'Matter of Laugh or Death,' the award-winning humor column

By Bill Dunn

Interesting observations on this thing we call life

(appearing each week in the Republican-American newspaper, Waterbury, CT)

INFORMATION OVERLOAD REACHING CRITICAL MASS

I’m reaching the point of information overload. It’s impossible these days to keep up with news and current events. When I try to stay informed about important issues, I feel like Lucy Ricardo when she went to work at a candy factory. The more I try to keep up with the latest news reports, the faster the media conveyor belt keeps throwing data at me. I try to gather it all in—although I don’t stuff it in my mouth and down my shirt like Lucy—but it’s no use. I’m ready to scream, “Ethel! Help!”

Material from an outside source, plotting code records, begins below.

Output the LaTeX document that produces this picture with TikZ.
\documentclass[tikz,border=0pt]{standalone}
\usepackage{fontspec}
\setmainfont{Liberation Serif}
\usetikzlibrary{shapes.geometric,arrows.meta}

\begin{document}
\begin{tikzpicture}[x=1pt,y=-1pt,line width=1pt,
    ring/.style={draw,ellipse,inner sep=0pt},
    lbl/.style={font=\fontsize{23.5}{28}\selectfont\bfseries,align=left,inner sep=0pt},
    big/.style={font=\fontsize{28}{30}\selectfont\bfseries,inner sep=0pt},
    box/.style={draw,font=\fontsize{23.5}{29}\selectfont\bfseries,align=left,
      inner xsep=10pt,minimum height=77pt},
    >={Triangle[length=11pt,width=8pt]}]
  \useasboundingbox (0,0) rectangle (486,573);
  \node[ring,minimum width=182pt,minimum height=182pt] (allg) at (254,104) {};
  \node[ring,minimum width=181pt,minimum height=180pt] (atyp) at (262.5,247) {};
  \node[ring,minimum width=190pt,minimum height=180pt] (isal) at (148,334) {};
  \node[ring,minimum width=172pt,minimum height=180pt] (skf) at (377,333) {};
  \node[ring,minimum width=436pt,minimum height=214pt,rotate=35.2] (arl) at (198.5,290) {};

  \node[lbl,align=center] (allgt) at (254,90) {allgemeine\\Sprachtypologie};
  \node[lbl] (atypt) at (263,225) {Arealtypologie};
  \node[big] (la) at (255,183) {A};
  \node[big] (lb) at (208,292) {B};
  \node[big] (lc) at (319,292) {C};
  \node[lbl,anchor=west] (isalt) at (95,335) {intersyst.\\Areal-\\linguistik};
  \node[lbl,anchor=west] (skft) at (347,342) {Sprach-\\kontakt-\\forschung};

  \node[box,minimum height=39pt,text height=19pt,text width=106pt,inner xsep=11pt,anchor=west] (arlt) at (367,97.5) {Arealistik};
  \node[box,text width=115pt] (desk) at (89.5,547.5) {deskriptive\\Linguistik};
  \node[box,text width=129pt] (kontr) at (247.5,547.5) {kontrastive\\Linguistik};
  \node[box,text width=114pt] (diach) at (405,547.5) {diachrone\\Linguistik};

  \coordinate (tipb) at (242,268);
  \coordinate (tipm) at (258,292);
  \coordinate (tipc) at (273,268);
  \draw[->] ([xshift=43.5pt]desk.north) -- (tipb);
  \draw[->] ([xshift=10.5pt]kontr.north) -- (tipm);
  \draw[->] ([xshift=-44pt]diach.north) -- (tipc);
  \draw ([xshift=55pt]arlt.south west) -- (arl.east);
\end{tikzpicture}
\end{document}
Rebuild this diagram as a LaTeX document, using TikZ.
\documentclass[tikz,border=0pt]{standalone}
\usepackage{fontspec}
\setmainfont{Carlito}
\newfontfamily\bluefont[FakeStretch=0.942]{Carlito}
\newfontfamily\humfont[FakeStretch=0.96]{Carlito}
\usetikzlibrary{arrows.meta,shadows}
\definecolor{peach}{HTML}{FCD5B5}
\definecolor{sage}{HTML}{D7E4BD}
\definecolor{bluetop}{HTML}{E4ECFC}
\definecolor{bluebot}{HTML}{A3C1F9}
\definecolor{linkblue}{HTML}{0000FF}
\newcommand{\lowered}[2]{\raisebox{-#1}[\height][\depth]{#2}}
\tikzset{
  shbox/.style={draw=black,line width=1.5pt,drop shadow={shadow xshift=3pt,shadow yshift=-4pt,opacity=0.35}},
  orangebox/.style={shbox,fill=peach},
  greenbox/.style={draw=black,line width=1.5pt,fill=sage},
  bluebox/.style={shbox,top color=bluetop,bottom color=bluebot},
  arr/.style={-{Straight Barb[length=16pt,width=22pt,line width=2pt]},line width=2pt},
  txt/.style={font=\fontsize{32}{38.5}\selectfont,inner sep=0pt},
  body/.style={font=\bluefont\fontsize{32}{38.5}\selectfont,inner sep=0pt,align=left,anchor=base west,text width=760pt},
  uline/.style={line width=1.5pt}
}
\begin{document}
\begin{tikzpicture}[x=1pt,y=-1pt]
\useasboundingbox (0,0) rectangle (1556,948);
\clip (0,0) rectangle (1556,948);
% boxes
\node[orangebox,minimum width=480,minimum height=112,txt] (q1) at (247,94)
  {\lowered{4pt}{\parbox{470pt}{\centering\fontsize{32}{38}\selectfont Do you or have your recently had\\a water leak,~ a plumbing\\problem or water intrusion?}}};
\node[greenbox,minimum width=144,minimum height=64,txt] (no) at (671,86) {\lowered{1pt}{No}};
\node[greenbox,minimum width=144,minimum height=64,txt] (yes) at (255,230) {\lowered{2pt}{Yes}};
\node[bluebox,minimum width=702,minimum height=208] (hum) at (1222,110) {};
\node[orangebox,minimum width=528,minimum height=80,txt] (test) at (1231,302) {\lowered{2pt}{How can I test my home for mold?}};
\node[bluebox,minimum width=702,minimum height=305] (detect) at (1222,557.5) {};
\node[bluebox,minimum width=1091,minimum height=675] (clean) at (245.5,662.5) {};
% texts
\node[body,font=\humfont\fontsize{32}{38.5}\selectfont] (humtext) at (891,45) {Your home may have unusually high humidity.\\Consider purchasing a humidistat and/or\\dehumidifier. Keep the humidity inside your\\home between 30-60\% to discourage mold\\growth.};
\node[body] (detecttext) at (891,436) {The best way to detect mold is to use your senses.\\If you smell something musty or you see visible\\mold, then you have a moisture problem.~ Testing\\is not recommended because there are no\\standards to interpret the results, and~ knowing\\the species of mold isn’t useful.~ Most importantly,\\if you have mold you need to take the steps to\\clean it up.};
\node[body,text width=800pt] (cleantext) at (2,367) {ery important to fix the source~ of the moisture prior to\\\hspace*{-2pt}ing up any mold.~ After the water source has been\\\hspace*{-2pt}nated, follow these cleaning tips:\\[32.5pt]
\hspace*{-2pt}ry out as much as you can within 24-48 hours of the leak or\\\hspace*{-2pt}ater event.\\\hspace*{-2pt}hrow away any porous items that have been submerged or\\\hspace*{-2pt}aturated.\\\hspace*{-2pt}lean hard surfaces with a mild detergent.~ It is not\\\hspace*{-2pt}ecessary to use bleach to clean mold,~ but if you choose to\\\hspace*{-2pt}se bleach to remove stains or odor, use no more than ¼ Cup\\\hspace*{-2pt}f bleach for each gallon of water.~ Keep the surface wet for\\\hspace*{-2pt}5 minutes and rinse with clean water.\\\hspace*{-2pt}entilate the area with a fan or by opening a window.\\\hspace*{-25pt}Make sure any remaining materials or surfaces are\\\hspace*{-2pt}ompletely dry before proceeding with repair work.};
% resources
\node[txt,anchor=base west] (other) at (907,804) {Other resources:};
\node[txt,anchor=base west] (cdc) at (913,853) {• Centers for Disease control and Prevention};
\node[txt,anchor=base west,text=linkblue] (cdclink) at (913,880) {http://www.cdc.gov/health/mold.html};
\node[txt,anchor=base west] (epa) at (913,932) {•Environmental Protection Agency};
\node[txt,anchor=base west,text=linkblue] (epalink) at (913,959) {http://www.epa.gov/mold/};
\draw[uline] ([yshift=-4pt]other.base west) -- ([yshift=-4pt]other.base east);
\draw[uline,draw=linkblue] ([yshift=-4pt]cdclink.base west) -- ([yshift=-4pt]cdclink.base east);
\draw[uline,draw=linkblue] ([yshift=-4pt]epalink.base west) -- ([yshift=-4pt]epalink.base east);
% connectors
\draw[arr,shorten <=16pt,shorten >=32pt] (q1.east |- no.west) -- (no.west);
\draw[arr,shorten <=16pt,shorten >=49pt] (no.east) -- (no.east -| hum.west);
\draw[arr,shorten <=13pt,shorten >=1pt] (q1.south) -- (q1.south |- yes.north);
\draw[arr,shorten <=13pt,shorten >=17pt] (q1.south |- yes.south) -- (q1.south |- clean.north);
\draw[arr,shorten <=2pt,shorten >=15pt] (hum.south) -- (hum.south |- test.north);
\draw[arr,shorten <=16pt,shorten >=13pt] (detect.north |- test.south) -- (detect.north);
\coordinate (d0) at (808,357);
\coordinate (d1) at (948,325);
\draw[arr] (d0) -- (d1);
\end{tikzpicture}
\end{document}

The number of news outlets has skyrocketed in the last decade or so. There are, of course, the traditional TV networks, but we now have a vast array of 24-hour cable news channels, and there are countless radio stations, newspapers, magazines, and 17-zillion Internet websites devoted to sharing important news (occasionally, some of which is accurate).

Even the phone company has gotten into the act. For a fee, they’ll send text messages of breaking news headlines right to my cell phone. This service must be for those rare occasions when I am not near a TV, radio, or computer, and simply cannot wait ten more minutes for a news report. Although now that I think about it, the last time I was not within earshot of a TV, radio, or computer was sometime in early 1986.

This information overload phenomenon has two major distinguishing features. First, there is an obsession with being the first to present a particular story. Last month I saw a commercial for a local TV station which proudly proclaimed, “Yesterday, Eyewitness Action News was the first to tell you about a Hartford-area man killed in a hit and run accident.” Well, yes, that’s true, they were the first to tell me. Although in their haste to be the first on the air with the story, they got one fact slightly wrong. It was not a Hartford-area man who was killed in a hit and run accident, it was a Hartford-area cat. But they were first with the story, and that’s all that seems to matter.

In the race to be first, some news outlets are planning to broadcast stories before they occur. They figure if the stories never materialize, oh well, it won’t hurt their accuracy rate all that much, and at least they can proudly proclaim they were first.

The second distinguishing feature of the non-stop media is that there is no ranking of the stories by importance. Every piece of news is presented as if it is the most earth-shattering story ever. Not too long ago I watched a TV reporter discuss the latest plan for achieving peace in the Middle East. It was presented in a very serious and urgent tone. Immediately after this, another reporter came on and presented a story, also in a very serious and urgent tone, about a chicken rancher in Vermont who gets higher egg production from his hens when he sings opera to them. Both stories were broadcast as if they were of equal importance, even though everyone knows one story is fairly meaningless while the other story can have a major impact on many people’s lives. (More eggs will feed more people. This is big news. Peace in the Middle East? Yeah sure, that’ll happen when Yasser Arafat starts singing opera to chickens.)

I’m getting burnt out trying to keep up with this daily tidal wave of information. For my own peace of mind, I have to cut back. From now on I’m only going to pay attention to stories about important power struggles, financial scandals, and barbaric behavior. That’s right, like most other Americans, from now on I’m only going to pay attention to Hollywood celebrity news.

I mean, come on, there are only so many hours in the day and only so many brain cells in my head. All that blah blah blah about politics, taxes, and the economy isn’t as important as Tom Cruise’s love life, is it?